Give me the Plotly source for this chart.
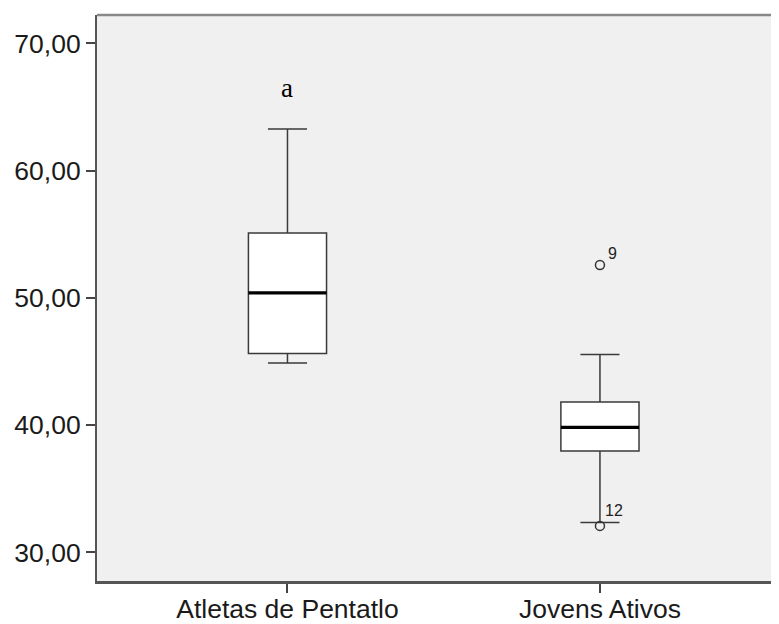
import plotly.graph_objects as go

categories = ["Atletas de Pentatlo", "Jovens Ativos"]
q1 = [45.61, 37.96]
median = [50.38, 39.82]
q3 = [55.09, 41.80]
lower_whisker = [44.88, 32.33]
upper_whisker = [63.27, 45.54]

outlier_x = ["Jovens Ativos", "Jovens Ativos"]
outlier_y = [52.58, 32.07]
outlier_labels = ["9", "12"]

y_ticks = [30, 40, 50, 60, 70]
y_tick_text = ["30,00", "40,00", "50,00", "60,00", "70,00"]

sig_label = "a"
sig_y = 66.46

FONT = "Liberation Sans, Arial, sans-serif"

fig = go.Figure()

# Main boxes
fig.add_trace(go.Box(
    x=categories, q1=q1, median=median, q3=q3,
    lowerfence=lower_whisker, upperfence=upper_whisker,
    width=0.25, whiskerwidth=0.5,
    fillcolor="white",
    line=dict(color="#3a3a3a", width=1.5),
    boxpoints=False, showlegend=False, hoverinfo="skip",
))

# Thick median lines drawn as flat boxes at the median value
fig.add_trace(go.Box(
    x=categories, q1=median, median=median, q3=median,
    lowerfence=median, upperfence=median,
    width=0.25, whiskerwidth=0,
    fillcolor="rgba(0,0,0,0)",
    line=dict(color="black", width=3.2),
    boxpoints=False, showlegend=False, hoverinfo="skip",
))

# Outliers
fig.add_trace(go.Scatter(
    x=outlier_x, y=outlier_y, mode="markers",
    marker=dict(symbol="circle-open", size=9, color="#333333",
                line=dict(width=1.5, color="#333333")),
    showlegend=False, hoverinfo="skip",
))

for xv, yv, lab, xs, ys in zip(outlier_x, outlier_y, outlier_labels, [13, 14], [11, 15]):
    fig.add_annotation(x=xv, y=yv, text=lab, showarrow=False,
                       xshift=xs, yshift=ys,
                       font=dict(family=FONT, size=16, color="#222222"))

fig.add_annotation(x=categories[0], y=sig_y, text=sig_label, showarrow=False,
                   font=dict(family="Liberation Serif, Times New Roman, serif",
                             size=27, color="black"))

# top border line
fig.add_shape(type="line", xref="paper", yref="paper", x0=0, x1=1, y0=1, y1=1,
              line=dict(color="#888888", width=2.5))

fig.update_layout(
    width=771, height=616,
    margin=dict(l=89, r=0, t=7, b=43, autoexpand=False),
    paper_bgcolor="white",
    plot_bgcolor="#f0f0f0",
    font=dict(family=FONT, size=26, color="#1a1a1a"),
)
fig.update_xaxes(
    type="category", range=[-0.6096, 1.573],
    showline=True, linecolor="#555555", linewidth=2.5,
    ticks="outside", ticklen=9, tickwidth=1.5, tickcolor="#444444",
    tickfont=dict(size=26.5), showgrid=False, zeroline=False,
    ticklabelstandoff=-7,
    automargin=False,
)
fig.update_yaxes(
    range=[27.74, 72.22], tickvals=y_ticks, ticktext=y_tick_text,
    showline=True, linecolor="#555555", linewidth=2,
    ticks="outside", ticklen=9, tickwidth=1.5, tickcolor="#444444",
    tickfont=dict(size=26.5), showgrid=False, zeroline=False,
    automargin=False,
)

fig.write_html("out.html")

★ ★ ★ ★

Every line of the data should be copied as it stands, without the images.

Give me the Plotly source for this chart.
import plotly.graph_objects as go

categories = ["Atletas de Pentatlo", "Jovens Ativos"]
q1 = [45.61, 37.96]
median = [50.38, 39.82]
q3 = [55.09, 41.80]
lower_whisker = [44.88, 32.33]
upper_whisker = [63.27, 45.54]

outlier_x = ["Jovens Ativos", "Jovens Ativos"]
outlier_y = [52.58, 32.07]
outlier_labels = ["9", "12"]

y_ticks = [30, 40, 50, 60, 70]
y_tick_text = ["30,00", "40,00", "50,00", "60,00", "70,00"]

sig_label = "a"
sig_y = 66.46

FONT = "Liberation Sans, Arial, sans-serif"

fig = go.Figure()

# Main boxes
fig.add_trace(go.Box(
    x=categories, q1=q1, median=median, q3=q3,
    lowerfence=lower_whisker, upperfence=upper_whisker,
    width=0.25, whiskerwidth=0.5,
    fillcolor="white",
    line=dict(color="#3a3a3a", width=1.5),
    boxpoints=False, showlegend=False, hoverinfo="skip",
))

# Thick median lines drawn as flat boxes at the median value
fig.add_trace(go.Box(
    x=categories, q1=median, median=median, q3=median,
    lowerfence=median, upperfence=median,
    width=0.25, whiskerwidth=0,
    fillcolor="rgba(0,0,0,0)",
    line=dict(color="black", width=3.2),
    boxpoints=False, showlegend=False, hoverinfo="skip",
))

# Outliers
fig.add_trace(go.Scatter(
    x=outlier_x, y=outlier_y, mode="markers",
    marker=dict(symbol="circle-open", size=9, color="#333333",
                line=dict(width=1.5, color="#333333")),
    showlegend=False, hoverinfo="skip",
))

for xv, yv, lab, xs, ys in zip(outlier_x, outlier_y, outlier_labels, [13, 14], [11, 15]):
    fig.add_annotation(x=xv, y=yv, text=lab, showarrow=False,
                       xshift=xs, yshift=ys,
                       font=dict(family=FONT, size=16, color="#222222"))

fig.add_annotation(x=categories[0], y=sig_y, text=sig_label, showarrow=False,
                   font=dict(family="Liberation Serif, Times New Roman, serif",
                             size=27, color="black"))

# top border line
fig.add_shape(type="line", xref="paper", yref="paper", x0=0, x1=1, y0=1, y1=1,
              line=dict(color="#888888", width=2.5))

fig.update_layout(
    width=771, height=616,
    margin=dict(l=89, r=0, t=7, b=43, autoexpand=False),
    paper_bgcolor="white",
    plot_bgcolor="#f0f0f0",
    font=dict(family=FONT, size=26, color="#1a1a1a"),
)
fig.update_xaxes(
    type="category", range=[-0.6096, 1.573],
    showline=True, linecolor="#555555", linewidth=2.5,
    ticks="outside", ticklen=9, tickwidth=1.5, tickcolor="#444444",
    tickfont=dict(size=26.5), showgrid=False, zeroline=False,
    ticklabelstandoff=-7,
    automargin=False,
)
fig.update_yaxes(
    range=[27.74, 72.22], tickvals=y_ticks, ticktext=y_tick_text,
    showline=True, linecolor="#555555", linewidth=2,
    ticks="outside", ticklen=9, tickwidth=1.5, tickcolor="#444444",
    tickfont=dict(size=26.5), showgrid=False, zeroline=False,
    automargin=False,
)

fig.write_html("out.html")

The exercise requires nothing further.